▶ [Required work] For each line that holds "this", copy the line out.
======== Record set ========
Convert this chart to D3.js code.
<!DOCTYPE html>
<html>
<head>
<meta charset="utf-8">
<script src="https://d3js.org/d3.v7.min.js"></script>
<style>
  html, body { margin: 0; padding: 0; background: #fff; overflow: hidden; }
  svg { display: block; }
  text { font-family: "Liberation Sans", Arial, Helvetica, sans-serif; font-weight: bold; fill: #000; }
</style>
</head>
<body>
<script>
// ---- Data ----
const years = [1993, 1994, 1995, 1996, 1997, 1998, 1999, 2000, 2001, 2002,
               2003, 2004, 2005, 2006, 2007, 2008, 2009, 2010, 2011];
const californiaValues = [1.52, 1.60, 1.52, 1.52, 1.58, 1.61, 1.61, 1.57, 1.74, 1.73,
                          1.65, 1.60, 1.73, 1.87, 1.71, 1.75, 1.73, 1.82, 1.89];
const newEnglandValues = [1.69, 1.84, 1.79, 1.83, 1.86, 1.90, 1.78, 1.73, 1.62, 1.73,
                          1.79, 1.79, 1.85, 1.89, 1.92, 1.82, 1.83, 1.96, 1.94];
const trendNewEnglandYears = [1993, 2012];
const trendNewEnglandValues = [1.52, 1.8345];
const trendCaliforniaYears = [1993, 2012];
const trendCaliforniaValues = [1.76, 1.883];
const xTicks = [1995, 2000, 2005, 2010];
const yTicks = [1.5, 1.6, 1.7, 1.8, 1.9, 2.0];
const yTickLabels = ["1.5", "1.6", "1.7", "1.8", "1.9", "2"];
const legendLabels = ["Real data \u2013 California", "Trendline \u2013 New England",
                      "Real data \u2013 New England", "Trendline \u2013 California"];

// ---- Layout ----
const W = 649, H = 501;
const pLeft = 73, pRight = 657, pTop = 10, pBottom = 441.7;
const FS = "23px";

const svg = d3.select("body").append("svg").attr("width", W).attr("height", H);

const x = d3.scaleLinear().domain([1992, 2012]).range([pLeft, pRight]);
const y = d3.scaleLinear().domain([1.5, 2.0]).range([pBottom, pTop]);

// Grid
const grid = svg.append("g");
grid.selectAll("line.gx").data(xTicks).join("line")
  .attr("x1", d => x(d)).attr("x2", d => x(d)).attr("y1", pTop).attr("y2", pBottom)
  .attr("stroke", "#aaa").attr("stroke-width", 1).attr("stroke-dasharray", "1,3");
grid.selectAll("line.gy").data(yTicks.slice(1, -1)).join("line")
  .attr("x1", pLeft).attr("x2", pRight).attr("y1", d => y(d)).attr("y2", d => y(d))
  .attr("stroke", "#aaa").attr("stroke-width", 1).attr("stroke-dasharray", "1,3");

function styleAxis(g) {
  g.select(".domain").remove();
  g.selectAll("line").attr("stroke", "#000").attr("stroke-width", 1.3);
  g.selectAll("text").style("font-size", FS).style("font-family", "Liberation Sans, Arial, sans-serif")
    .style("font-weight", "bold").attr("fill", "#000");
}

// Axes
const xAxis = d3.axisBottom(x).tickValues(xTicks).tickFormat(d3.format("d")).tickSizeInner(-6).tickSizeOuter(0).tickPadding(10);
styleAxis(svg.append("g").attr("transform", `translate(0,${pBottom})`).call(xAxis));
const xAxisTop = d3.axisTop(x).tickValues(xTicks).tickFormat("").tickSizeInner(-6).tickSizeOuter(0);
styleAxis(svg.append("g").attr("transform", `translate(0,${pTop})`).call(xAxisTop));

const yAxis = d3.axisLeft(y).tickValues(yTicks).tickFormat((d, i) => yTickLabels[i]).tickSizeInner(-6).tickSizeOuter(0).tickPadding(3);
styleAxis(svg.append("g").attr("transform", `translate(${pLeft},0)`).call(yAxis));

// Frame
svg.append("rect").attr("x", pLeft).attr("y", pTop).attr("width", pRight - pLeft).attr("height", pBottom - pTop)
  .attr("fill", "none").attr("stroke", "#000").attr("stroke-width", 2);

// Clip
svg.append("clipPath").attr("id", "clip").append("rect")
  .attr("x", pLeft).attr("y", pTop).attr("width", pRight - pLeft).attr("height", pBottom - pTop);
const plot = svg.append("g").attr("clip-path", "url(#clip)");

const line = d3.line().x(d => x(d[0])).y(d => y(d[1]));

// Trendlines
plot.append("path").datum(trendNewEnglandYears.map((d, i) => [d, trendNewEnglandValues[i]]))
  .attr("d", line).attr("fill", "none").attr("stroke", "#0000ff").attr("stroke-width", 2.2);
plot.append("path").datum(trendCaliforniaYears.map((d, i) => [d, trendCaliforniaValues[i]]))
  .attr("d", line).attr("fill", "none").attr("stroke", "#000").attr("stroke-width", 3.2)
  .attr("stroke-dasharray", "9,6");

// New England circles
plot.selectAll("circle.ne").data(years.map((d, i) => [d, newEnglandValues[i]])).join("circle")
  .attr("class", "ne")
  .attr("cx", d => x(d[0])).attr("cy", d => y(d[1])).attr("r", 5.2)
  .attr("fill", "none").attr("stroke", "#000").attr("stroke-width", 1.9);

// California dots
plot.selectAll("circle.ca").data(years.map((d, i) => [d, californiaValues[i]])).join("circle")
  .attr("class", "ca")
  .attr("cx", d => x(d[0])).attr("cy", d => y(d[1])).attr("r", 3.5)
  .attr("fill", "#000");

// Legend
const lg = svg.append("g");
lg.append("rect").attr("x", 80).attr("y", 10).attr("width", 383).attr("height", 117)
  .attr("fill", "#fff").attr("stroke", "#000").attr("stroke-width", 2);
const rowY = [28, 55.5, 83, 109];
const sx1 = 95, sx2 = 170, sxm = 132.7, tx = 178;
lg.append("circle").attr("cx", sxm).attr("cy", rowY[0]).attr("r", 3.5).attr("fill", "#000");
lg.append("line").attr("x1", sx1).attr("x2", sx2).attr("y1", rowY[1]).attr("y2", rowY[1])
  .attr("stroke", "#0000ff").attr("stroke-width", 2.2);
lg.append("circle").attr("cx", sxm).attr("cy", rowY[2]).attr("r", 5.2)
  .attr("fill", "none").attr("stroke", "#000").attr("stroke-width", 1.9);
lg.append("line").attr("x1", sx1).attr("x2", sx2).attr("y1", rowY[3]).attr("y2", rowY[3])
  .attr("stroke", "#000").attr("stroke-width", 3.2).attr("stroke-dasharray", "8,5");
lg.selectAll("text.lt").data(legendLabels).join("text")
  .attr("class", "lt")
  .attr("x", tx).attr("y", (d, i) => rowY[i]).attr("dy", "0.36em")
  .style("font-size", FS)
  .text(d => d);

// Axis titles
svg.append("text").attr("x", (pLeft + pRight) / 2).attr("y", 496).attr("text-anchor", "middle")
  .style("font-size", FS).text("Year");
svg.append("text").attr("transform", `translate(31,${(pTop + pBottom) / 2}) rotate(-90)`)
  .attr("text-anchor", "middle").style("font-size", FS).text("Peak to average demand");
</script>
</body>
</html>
========
======== Record set ========
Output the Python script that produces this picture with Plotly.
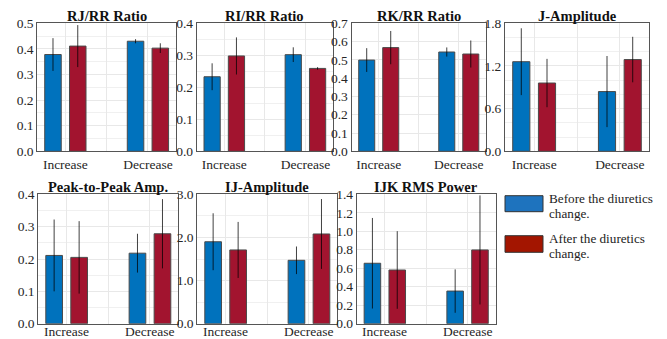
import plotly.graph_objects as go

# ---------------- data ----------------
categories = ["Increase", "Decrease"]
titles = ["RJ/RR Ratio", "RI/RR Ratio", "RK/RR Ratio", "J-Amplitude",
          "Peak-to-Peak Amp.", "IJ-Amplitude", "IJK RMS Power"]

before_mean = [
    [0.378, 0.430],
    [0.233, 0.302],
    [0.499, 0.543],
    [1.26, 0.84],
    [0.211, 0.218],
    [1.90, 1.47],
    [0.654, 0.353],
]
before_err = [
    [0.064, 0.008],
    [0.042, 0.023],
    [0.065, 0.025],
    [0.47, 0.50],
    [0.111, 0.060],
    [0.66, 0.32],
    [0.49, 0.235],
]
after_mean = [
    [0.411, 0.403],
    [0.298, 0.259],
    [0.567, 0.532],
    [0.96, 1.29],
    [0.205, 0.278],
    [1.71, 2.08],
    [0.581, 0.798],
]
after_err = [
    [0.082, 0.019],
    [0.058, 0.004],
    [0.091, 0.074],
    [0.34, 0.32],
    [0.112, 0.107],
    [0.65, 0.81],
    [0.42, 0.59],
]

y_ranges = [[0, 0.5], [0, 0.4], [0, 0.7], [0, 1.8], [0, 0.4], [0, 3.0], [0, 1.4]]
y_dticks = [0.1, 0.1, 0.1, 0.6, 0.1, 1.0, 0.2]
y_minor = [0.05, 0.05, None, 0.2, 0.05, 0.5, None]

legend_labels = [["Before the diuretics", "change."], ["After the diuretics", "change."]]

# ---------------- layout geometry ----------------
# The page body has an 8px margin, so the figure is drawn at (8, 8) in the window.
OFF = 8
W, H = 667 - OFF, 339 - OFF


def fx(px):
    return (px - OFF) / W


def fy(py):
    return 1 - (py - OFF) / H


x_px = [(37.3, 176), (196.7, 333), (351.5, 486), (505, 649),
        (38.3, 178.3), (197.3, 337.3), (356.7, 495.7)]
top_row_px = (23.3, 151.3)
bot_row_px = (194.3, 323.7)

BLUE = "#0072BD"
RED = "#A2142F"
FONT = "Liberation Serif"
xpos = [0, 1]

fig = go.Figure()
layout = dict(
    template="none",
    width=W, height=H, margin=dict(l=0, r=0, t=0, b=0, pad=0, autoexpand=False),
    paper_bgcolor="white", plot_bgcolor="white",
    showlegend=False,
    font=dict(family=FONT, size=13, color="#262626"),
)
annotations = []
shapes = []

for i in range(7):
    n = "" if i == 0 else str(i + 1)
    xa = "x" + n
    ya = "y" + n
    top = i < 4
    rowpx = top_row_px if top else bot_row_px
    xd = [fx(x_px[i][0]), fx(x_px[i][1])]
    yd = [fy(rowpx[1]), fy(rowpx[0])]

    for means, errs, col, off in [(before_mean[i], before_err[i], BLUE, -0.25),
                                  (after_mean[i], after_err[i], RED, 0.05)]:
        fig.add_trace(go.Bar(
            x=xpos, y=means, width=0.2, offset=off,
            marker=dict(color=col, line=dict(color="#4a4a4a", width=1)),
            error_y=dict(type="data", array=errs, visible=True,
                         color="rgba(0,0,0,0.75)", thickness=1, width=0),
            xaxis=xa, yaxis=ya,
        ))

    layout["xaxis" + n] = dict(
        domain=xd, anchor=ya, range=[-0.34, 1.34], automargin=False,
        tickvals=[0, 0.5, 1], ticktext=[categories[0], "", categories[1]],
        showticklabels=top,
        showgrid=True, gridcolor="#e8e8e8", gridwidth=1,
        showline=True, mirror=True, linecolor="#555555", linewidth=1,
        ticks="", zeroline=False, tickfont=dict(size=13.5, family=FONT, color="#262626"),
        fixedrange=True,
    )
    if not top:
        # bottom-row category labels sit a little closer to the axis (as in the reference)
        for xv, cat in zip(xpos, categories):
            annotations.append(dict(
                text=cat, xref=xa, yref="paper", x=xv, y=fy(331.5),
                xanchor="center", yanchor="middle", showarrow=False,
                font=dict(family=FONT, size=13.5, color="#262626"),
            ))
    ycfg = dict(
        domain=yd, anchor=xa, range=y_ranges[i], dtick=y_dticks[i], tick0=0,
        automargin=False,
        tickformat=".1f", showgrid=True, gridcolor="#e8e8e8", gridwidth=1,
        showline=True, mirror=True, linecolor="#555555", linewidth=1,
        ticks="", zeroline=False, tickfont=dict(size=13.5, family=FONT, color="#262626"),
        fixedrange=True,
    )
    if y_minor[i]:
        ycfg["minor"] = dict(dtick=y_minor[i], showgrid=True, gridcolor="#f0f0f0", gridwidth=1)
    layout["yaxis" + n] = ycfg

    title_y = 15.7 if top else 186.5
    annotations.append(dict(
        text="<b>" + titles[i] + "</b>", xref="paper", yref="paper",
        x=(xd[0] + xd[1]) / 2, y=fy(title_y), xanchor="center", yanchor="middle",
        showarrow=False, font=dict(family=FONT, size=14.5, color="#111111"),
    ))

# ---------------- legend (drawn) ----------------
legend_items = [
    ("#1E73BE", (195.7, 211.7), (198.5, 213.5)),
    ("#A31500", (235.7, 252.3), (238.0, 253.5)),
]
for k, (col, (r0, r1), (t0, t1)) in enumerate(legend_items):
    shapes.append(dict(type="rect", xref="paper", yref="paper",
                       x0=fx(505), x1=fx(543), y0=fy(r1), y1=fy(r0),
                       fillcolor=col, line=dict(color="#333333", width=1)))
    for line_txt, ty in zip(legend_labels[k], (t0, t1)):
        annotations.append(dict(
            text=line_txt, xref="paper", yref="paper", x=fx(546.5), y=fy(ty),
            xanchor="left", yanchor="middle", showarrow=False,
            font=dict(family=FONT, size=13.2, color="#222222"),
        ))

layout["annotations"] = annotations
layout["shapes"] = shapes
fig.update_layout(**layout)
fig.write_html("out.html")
========
▶ [Output below]
Convert this chart to D3.js code.
Output the Python script that produces this picture with Plotly.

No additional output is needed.